■ PROMPT ■
What are the lines from the one with "Write a web" through the one with "const yTitle = 'Grid Score';", inclusive? Output them exactly, and leave out the pictures.

■ MATERIALS PROVIDED ■
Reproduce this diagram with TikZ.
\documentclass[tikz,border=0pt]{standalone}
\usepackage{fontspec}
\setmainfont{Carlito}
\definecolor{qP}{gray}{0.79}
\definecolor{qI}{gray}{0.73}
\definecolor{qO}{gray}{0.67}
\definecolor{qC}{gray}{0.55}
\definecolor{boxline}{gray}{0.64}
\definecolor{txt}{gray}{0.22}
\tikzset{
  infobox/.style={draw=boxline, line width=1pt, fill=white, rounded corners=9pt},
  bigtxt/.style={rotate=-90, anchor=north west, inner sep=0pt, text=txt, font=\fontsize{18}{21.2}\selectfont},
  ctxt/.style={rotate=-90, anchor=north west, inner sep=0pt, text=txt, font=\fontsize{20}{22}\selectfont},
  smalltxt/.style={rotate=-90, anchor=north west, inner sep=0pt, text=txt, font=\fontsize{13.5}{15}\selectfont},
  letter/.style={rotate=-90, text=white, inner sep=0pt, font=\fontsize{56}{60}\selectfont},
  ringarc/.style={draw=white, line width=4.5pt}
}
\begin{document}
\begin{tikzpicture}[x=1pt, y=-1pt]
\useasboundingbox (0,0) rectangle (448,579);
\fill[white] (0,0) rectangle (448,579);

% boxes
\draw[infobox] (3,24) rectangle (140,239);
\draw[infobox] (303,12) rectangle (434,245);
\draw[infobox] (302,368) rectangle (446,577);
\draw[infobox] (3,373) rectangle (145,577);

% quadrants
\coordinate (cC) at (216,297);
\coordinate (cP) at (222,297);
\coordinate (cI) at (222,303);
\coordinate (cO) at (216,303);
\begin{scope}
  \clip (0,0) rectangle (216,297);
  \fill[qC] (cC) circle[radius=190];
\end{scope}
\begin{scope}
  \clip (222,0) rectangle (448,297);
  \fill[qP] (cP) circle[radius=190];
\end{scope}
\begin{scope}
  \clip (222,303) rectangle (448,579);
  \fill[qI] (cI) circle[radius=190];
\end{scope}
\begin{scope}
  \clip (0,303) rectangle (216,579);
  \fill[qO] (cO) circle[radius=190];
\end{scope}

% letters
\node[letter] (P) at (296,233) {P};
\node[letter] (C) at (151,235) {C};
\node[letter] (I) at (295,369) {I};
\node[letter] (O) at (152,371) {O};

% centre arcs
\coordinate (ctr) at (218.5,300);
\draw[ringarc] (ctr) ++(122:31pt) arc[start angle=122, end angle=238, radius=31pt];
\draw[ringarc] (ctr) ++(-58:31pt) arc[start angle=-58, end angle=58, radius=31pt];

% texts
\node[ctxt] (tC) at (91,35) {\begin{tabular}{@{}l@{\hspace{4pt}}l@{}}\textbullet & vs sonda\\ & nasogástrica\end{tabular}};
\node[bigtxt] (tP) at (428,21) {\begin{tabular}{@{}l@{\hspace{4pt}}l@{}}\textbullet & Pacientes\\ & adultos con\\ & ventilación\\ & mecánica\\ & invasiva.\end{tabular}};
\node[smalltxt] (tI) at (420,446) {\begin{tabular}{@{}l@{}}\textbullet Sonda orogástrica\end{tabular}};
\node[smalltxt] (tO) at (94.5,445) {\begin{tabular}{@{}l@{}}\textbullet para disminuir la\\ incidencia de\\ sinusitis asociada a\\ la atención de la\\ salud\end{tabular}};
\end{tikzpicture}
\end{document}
--
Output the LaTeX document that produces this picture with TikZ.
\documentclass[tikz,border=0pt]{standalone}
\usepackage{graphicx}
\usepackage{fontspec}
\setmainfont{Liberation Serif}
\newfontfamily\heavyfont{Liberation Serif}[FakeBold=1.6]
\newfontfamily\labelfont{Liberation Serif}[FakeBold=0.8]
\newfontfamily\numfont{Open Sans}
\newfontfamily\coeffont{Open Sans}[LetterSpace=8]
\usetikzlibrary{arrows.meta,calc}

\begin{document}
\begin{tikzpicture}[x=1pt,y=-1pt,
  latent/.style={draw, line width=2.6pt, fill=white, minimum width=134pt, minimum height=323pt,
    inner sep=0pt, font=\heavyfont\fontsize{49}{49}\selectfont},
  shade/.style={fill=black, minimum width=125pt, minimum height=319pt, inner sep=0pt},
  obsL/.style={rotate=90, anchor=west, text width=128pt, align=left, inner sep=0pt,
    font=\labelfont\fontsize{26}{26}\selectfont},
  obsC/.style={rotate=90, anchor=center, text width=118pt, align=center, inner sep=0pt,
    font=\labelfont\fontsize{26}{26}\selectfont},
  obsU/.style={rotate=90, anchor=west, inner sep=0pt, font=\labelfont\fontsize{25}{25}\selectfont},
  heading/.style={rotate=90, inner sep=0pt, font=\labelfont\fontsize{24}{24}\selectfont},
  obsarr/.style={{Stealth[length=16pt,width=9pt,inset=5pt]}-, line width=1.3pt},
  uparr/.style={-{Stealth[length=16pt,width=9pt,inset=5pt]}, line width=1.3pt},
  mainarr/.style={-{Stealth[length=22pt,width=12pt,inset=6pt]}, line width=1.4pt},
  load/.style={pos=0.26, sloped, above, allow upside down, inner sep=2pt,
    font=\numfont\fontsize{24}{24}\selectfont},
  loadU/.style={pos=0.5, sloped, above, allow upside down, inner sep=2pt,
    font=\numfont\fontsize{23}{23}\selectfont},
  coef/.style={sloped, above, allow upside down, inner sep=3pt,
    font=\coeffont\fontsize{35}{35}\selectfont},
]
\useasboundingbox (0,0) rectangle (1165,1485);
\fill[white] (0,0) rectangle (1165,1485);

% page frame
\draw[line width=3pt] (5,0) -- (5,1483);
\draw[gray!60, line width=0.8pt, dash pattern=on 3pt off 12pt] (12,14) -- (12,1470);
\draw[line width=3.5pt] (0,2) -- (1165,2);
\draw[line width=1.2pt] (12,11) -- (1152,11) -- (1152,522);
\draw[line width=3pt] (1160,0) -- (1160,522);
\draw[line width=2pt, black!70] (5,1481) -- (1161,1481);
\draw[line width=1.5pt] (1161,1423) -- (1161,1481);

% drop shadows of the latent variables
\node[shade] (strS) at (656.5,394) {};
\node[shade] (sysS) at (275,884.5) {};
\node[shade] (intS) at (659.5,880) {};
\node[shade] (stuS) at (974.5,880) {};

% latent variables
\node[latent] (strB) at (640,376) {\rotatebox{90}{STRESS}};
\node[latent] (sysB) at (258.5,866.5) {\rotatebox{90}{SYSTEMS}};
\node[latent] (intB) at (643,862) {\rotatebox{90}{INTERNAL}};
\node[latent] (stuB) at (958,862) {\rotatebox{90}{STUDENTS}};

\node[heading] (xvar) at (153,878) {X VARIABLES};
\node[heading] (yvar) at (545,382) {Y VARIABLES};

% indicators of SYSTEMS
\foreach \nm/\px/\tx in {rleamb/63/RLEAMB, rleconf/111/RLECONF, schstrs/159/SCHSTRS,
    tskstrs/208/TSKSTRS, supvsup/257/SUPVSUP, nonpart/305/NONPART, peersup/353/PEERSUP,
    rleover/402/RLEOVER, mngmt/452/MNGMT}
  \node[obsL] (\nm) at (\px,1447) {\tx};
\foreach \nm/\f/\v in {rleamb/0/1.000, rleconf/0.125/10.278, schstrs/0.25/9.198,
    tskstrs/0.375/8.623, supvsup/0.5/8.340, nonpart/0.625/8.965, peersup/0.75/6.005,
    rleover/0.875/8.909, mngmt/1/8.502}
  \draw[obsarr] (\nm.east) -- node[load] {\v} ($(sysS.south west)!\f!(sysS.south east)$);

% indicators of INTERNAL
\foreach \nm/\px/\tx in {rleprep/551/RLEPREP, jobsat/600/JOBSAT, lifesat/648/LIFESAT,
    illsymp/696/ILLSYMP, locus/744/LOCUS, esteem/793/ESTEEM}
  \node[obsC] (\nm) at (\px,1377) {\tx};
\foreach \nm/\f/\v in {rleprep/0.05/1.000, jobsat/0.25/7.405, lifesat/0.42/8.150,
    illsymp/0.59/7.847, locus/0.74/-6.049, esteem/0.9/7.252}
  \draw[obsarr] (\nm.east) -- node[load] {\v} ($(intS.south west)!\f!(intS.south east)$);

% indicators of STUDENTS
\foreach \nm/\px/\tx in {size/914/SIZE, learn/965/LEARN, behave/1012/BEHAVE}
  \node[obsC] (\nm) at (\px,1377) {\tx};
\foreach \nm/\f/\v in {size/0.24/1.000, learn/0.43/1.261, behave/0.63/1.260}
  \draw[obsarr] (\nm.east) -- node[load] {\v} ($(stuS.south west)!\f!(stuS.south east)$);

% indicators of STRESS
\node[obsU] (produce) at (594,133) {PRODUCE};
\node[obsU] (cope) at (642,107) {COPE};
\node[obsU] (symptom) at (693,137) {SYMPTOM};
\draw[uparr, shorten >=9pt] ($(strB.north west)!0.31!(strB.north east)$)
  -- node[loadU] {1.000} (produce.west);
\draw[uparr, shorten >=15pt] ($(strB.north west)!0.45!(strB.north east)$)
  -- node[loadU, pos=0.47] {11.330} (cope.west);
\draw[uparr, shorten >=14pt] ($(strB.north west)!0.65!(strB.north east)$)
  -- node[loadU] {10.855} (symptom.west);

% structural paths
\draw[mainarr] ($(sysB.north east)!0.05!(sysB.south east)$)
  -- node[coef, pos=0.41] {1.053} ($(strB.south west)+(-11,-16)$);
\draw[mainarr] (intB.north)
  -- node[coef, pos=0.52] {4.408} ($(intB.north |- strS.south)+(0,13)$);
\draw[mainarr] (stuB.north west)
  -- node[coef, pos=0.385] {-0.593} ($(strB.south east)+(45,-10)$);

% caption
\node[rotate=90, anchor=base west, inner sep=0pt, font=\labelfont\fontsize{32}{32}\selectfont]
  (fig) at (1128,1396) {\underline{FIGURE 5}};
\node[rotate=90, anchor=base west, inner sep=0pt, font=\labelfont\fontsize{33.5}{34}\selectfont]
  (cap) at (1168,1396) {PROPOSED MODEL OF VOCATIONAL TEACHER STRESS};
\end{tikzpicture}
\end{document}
* * *
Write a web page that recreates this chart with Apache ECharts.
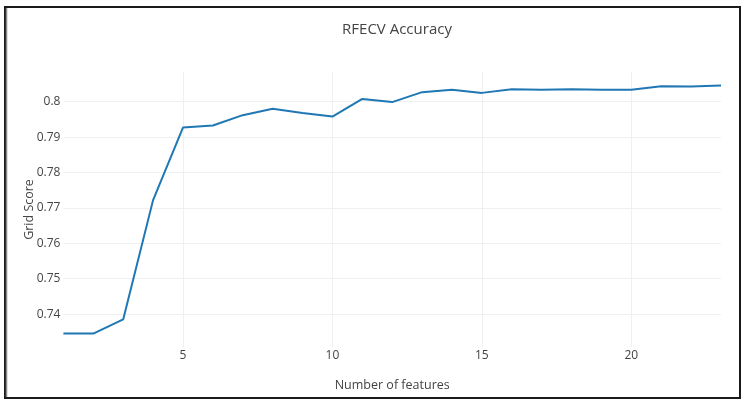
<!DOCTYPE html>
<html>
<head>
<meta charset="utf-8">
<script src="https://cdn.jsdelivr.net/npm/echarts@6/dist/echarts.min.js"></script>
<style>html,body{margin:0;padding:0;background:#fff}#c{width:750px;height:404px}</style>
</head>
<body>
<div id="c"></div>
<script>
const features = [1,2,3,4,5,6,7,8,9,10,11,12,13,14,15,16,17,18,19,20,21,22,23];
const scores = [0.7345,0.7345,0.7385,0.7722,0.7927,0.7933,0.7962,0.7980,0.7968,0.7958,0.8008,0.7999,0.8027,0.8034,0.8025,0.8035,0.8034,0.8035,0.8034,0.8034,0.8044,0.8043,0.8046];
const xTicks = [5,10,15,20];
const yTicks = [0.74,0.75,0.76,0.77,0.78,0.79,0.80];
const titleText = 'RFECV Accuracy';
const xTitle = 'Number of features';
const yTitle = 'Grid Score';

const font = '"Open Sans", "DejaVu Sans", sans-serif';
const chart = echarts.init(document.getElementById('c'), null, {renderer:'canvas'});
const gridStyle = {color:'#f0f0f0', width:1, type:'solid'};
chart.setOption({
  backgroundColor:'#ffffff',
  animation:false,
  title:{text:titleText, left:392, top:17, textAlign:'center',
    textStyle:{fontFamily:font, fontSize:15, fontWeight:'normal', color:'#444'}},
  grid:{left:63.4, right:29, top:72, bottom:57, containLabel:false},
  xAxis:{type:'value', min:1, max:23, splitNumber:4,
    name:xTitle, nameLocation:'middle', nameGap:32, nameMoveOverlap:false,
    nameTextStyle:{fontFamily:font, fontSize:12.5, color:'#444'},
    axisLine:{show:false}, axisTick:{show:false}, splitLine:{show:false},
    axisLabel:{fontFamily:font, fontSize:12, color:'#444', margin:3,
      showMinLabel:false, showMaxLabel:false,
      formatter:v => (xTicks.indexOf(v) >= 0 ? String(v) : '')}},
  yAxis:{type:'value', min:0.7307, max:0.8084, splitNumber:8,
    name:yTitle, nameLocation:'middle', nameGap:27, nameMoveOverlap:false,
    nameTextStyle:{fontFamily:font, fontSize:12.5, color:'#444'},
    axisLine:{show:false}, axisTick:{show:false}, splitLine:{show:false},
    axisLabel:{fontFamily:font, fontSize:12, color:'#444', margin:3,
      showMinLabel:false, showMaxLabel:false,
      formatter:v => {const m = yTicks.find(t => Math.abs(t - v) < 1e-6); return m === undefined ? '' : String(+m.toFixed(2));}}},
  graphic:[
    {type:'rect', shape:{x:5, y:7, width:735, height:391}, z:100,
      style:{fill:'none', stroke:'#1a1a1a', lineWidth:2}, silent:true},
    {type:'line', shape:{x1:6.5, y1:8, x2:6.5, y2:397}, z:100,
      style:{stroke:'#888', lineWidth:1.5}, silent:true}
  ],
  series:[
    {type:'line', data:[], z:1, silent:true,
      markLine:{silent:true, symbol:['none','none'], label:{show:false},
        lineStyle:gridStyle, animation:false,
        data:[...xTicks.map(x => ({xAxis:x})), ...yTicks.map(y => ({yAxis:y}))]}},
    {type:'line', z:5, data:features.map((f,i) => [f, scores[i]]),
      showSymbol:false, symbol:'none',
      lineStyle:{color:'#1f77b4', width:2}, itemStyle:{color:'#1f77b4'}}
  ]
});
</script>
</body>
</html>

■ TASK ANSWER ■
Write a web page that recreates this chart with Apache ECharts.
<!DOCTYPE html>
<html>
<head>
<meta charset="utf-8">
<script src="https://cdn.jsdelivr.net/npm/echarts@6/dist/echarts.min.js"></script>
<style>html,body{margin:0;padding:0;background:#fff}#c{width:750px;height:404px}</style>
</head>
<body>
<div id="c"></div>
<script>
const features = [1,2,3,4,5,6,7,8,9,10,11,12,13,14,15,16,17,18,19,20,21,22,23];
const scores = [0.7345,0.7345,0.7385,0.7722,0.7927,0.7933,0.7962,0.7980,0.7968,0.7958,0.8008,0.7999,0.8027,0.8034,0.8025,0.8035,0.8034,0.8035,0.8034,0.8034,0.8044,0.8043,0.8046];
const xTicks = [5,10,15,20];
const yTicks = [0.74,0.75,0.76,0.77,0.78,0.79,0.80];
const titleText = 'RFECV Accuracy';
const xTitle = 'Number of features';
const yTitle = 'Grid Score';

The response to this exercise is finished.